Sep 24, 2016

America's Original Sin

This morning, I was listening to several speeches given during the opening ceremonies of the National Museum of African American History and Culture. To my surprise, these were the lines that got to me:
"A great nation does not hide its history. It faces its flaws, and corrects them. This museum tells the truth: that a country founded on the promise of liberty held millions in chains, that the price of our union was America's original sin."
That was near the beginning of the speech by former president George W. Bush, who signed the bill authorizing the construction of this museum on the National Mall.

George W. Bush is my least favorite U.S. president. He is no champion of African Americans; what he did, or more accurately, what he didn't do during the aftermath of Hurricane Katrina in 2005 was outright criminal. But as President Bush was speaking with sincerity about the greatness of Dr. Martin Luther King Jr., Harriet Tubman, Chuck Berry and Willie Mays, I tried to imagine a President Trump saying those things. I couldn't.

As this insane election season has progressed, I kept hoping that eventually most Trump supporters would acknowledge and reject the racism, both underlying and overt, in so much of what he says and does: the constant dog whistles, the retweeting of white Nationalist memes, the transparent photo op in Flint, the fact that the KKK is so thrilled that a guy like them is getting close to the presidency.

(I'm not going to do an in-depth article with proof of Trump's racism, since way too many have already done the work for me. Here are a few: the New York Times, the Huffington Post, and Fortune. A casual internet search will net you many more.)

But recently, I finally internalized that it was hopeless. Trump supporters will never reject his racism.

I believe that many of Trump's supporters aren't actually racist. They may realize that Trump is a racist, and they have chosen to ignore it or rationalize it and support him anyway. I can only conclude that they believe that what Trump promises to do for the country as president outweighs the fundamental evil of racism.

Maybe for them it's all about Trump's supposed superior business acumen (go read about his business failures and many bankruptcies, guys). Maybe they believe in more deregulation of Wall Street, because they believe the crash of 2008 didn't almost bring down the world's economy. Maybe they believe that climate change is a hoax, because 97% of the world's climate scientists have some strange reason for lying about its existence. Or perhaps they are worried about the composition of the Supreme Court because they believe in the need to oppress LGBT Americans and legislate what women do with their own bodies. Or it's their desire to repeal the Affordable Care Act because the poor don't deserve access to health care. Or maybe they want to eliminate Social Security because they think more elderly people should starve to death. (Maybe you can tell that I have a problem with far right social issues. I will freely acknowledge that I do.)

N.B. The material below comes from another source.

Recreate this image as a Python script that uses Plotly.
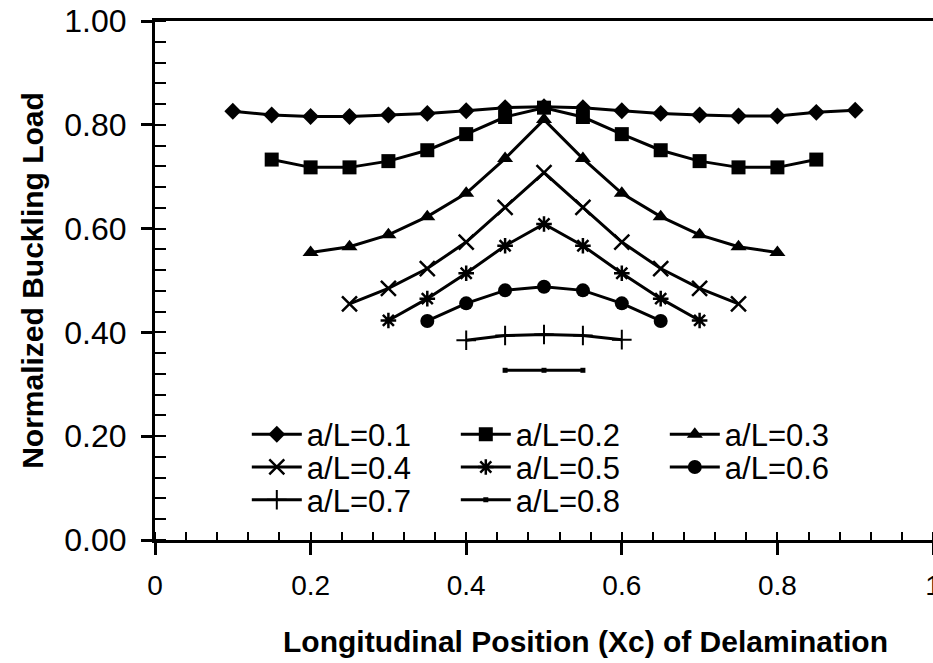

But worse than the Trump supporters who overlook it are the supporters who apparently see racism as a feature, not a bug. They seem to think racism is a welcome return to old-fashioned American values. They could never acknowledge, like George W. Bush did this morning, that slavery is America's original sin, that racism is evil at its core, and that African Americans are citizens of this country that deserve the same rights as white Americans. It's like they're saying black is white. Or okay, taking the implied racial symbolism out of it, that the sky is orange.

I can't help reacting emotionally when I am forced to acknowledge that such a large percentage of Americans are still fundamentally racist, because I was naive enough to believe that we were slowly getting better than this. I cried the night that Barack Obama became our first African American president because I thought we'd made genuine progress toward a color-blind society. But if the worst happens and Donald Trump becomes president, we may swing further toward fascism than our country and even the world can endure.

6 comments:

Billie Doux said...

I wrote this while watching A.M. Joy this morning so I tweeted it to Joy Reid. And she retweeted me! :) Woo hoo!

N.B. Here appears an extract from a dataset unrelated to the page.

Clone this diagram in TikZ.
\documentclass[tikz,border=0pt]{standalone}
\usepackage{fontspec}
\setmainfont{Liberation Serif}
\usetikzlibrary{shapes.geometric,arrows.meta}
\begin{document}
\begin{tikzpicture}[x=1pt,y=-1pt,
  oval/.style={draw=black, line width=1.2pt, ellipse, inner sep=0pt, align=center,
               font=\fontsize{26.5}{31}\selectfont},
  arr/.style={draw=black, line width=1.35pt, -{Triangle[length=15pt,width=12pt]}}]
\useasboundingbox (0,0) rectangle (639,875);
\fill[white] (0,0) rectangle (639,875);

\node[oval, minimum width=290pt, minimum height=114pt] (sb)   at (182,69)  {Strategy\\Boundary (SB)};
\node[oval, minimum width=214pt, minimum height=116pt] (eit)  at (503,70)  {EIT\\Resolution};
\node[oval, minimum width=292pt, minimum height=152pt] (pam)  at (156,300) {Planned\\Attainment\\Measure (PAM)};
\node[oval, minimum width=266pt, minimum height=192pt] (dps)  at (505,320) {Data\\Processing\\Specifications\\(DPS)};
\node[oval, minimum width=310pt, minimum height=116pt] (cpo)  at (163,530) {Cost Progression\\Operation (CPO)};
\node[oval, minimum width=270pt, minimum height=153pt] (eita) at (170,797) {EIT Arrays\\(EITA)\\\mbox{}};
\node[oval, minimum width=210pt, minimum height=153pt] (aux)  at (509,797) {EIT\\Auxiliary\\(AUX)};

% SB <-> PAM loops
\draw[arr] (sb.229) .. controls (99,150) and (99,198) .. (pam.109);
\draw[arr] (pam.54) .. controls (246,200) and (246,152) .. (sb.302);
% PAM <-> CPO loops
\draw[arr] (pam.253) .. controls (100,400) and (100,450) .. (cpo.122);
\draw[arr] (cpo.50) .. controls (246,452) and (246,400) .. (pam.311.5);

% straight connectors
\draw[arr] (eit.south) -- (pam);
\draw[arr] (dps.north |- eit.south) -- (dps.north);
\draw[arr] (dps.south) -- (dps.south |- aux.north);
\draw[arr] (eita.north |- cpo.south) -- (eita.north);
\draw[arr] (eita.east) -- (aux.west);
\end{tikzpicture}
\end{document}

https://twitter.com/JoyAnnReid/status/779767858091978752

Heather said...

Wonderfully said. As an aside, Bush has a greatly skilled, very respected speech writer, by the way.

Das said...

Well said, Billie!

Unknown said...

Excellent blog. Ran across it through Twitter. A delightful discovery!

Billie Doux said...

Thank you, Mangy Dog. Love your handle.

Kkat said...

I suspect it is more that people in the country vote their "team" rather than their conscience.

Politics is not merely polarized. Just like people support their troops even if they don't support the war, or support their city or college team even when their team is objectively bad, they will support their party even if their party's candidate is abhorrent.